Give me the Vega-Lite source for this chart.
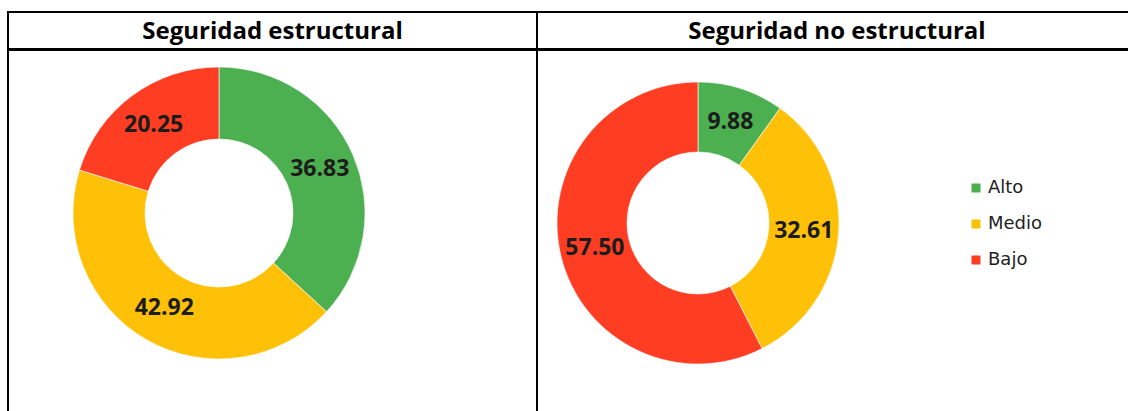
{
  "$schema": "https://vega.github.io/schema/vega-lite/v6.json",
  "padding": {"left": 7, "top": 11, "right": 0, "bottom": 0},
  "background": "white",
  "spacing": -1,
  "config": {
    "view": {"stroke": "black", "strokeWidth": 2},
    "concat": {"spacing": 0}
  },
  "datasets": {
    "estructural": [
      {"nivel": "Alto", "valor": 36.83, "orden": 1},
      {"nivel": "Medio", "valor": 42.92, "orden": 2},
      {"nivel": "Bajo", "valor": 20.25, "orden": 3}
    ],
    "noestructural": [
      {"nivel": "Alto", "valor": 9.88, "orden": 1},
      {"nivel": "Medio", "valor": 32.61, "orden": 2},
      {"nivel": "Bajo", "valor": 57.50, "orden": 3}
    ],
    "titulos": [
      {"panel": "izq", "titulo": "Seguridad estructural"},
      {"panel": "der", "titulo": "Seguridad no estructural"}
    ]
  },
  "vconcat": [
    {
      "bounds": "flush",
      "hconcat": [
        {
          "width": 529, "height": 37,
          "view": {"stroke": "black", "strokeWidth": 2},
          "data": {"name": "titulos"},
          "transform": [{"filter": "datum.panel == 'izq'"}],
          "mark": {"type": "text", "font": "Open Sans", "fontWeight": "bold", "fontSize": 24, "color": "black", "baseline": "middle", "align": "center", "dy": 1},
          "encoding": {"text": {"field": "titulo"}}
        },
        {
          "width": 600, "height": 37,
          "view": {"stroke": "black", "strokeWidth": 2},
          "data": {"name": "titulos"},
          "transform": [{"filter": "datum.panel == 'der'"}],
          "mark": {"type": "text", "font": "Open Sans", "fontWeight": "bold", "fontSize": 24, "color": "black", "baseline": "middle", "align": "center", "dy": 1},
          "encoding": {"text": {"field": "titulo"}}
        }
      ]
    },
    {
      "bounds": "flush",
      "resolve": {"scale": {"color": "independent"}, "legend": {"color": "independent"}},
      "hconcat": [
        {
          "width": 529, "height": 380,
          "view": {"stroke": "black", "strokeWidth": 2},
          "data": {"name": "estructural"},
          "encoding": {
            "theta": {"field": "valor", "type": "quantitative", "stack": true},
            "order": {"field": "orden", "type": "quantitative"},
            "color": {
              "field": "nivel", "type": "nominal", "legend": null,
              "scale": {"domain": ["Alto", "Medio", "Bajo"], "range": ["#4CAF50", "#FFC107", "#FF3D23"]}
            }
          },
          "layer": [
            {"mark": {"type": "arc", "x": 211, "y": 163, "outerRadius": 146, "innerRadius": 74, "stroke": "#ffffff", "strokeWidth": 0.6}},
            {
              "mark": {"type": "text", "x": 211, "y": 163, "radius": 110, "font": "Open Sans", "fontWeight": "bold", "fontSize": 23, "fill": "#1c1c1c", "baseline": "middle", "align": "center"},
              "encoding": {"text": {"field": "valor", "type": "quantitative", "format": ".2f"}, "color": {"value": "#1c1c1c"}}
            }
          ]
        },
        {
          "width": 600, "height": 380,
          "view": {"stroke": "black", "strokeWidth": 2},
          "data": {"name": "noestructural"},
          "encoding": {
            "theta": {"field": "valor", "type": "quantitative", "stack": true},
            "order": {"field": "orden", "type": "quantitative"},
            "color": {
              "field": "nivel", "type": "nominal",
              "scale": {"domain": ["Alto", "Medio", "Bajo"], "range": ["#4CAF50", "#FFC107", "#FF3D23"]},
              "legend": {
                "title": null, "orient": "none", "legendX": 430, "legendY": 129,
                "symbolType": "square", "symbolSize": 81, "symbolStrokeWidth": 0,
                "labelFont": "DejaVu Sans", "labelFontSize": 18, "labelColor": "#222222",
                "labelOffset": 3, "rowPadding": 18
              }
            }
          },
          "layer": [
            {"mark": {"type": "arc", "x": 161, "y": 173, "outerRadius": 141, "innerRadius": 71, "stroke": "#ffffff", "strokeWidth": 0.6}},
            {
              "mark": {"type": "text", "x": 161, "y": 173, "radius": 106, "font": "Open Sans", "fontWeight": "bold", "fontSize": 23, "fill": "#1c1c1c", "baseline": "middle", "align": "center"},
              "encoding": {"text": {"field": "valor", "type": "quantitative", "format": ".2f"}, "color": {"value": "#1c1c1c"}}
            }
          ]
        }
      ]
    }
  ]
}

^^^^

Drop the images and repeat the data exactly.

**Right answer:**
Give me the Vega-Lite source for this chart.
{
  "$schema": "https://vega.github.io/schema/vega-lite/v6.json",
  "padding": {"left": 7, "top": 11, "right": 0, "bottom": 0},
  "background": "white",
  "spacing": -1,
  "config": {
    "view": {"stroke": "black", "strokeWidth": 2},
    "concat": {"spacing": 0}
  },
  "datasets": {
    "estructural": [
      {"nivel": "Alto", "valor": 36.83, "orden": 1},
      {"nivel": "Medio", "valor": 42.92, "orden": 2},
      {"nivel": "Bajo", "valor": 20.25, "orden": 3}
    ],
    "noestructural": [
      {"nivel": "Alto", "valor": 9.88, "orden": 1},
      {"nivel": "Medio", "valor": 32.61, "orden": 2},
      {"nivel": "Bajo", "valor": 57.50, "orden": 3}
    ],
    "titulos": [
      {"panel": "izq", "titulo": "Seguridad estructural"},
      {"panel": "der", "titulo": "Seguridad no estructural"}
    ]
  },
  "vconcat": [
    {
      "bounds": "flush",
      "hconcat": [
        {
          "width": 529, "height": 37,
          "view": {"stroke": "black", "strokeWidth": 2},
          "data": {"name": "titulos"},
          "transform": [{"filter": "datum.panel == 'izq'"}],
          "mark": {"type": "text", "font": "Open Sans", "fontWeight": "bold", "fontSize": 24, "color": "black", "baseline": "middle", "align": "center", "dy": 1},
          "encoding": {"text": {"field": "titulo"}}
        },
        {
          "width": 600, "height": 37,
          "view": {"stroke": "black", "strokeWidth": 2},
          "data": {"name": "titulos"},
          "transform": [{"filter": "datum.panel == 'der'"}],
          "mark": {"type": "text", "font": "Open Sans", "fontWeight": "bold", "fontSize": 24, "color": "black", "baseline": "middle", "align": "center", "dy": 1},
          "encoding": {"text": {"field": "titulo"}}
        }
      ]
    },
    {
      "bounds": "flush",
      "resolve": {"scale": {"color": "independent"}, "legend": {"color": "independent"}},
      "hconcat": [
        {
          "width": 529, "height": 380,
          "view": {"stroke": "black", "strokeWidth": 2},
          "data": {"name": "estructural"},
          "encoding": {
            "theta": {"field": "valor", "type": "quantitative", "stack": true},
            "order": {"field": "orden", "type": "quantitative"},
            "color": {
              "field": "nivel", "type": "nominal", "legend": null,
              "scale": {"domain": ["Alto", "Medio", "Bajo"], "range": ["#4CAF50", "#FFC107", "#FF3D23"]}
            }
          },
          "layer": [
            {"mark": {"type": "arc", "x": 211, "y": 163, "outerRadius": 146, "innerRadius": 74, "stroke": "#ffffff", "strokeWidth": 0.6}},
            {
              "mark": {"type": "text", "x": 211, "y": 163, "radius": 110, "font": "Open Sans", "fontWeight": "bold", "fontSize": 23, "fill": "#1c1c1c", "baseline": "middle", "align": "center"},
              "encoding": {"text": {"field": "valor", "type": "quantitative", "format": ".2f"}, "color": {"value": "#1c1c1c"}}
            }
          ]
        },
        {
          "width": 600, "height": 380,
          "view": {"stroke": "black", "strokeWidth": 2},
          "data": {"name": "noestructural"},
          "encoding": {
            "theta": {"field": "valor", "type": "quantitative", "stack": true},
            "order": {"field": "orden", "type": "quantitative"},
            "color": {
              "field": "nivel", "type": "nominal",
              "scale": {"domain": ["Alto", "Medio", "Bajo"], "range": ["#4CAF50", "#FFC107", "#FF3D23"]},
              "legend": {
                "title": null, "orient": "none", "legendX": 430, "legendY": 129,
                "symbolType": "square", "symbolSize": 81, "symbolStrokeWidth": 0,
                "labelFont": "DejaVu Sans", "labelFontSize": 18, "labelColor": "#222222",
                "labelOffset": 3, "rowPadding": 18
              }
            }
          },
          "layer": [
            {"mark": {"type": "arc", "x": 161, "y": 173, "outerRadius": 141, "innerRadius": 71, "stroke": "#ffffff", "strokeWidth": 0.6}},
            {
              "mark": {"type": "text", "x": 161, "y": 173, "radius": 106, "font": "Open Sans", "fontWeight": "bold", "fontSize": 23, "fill": "#1c1c1c", "baseline": "middle", "align": "center"},
              "encoding": {"text": {"field": "valor", "type": "quantitative", "format": ".2f"}, "color": {"value": "#1c1c1c"}}
            }
          ]
        }
      ]
    }
  ]
}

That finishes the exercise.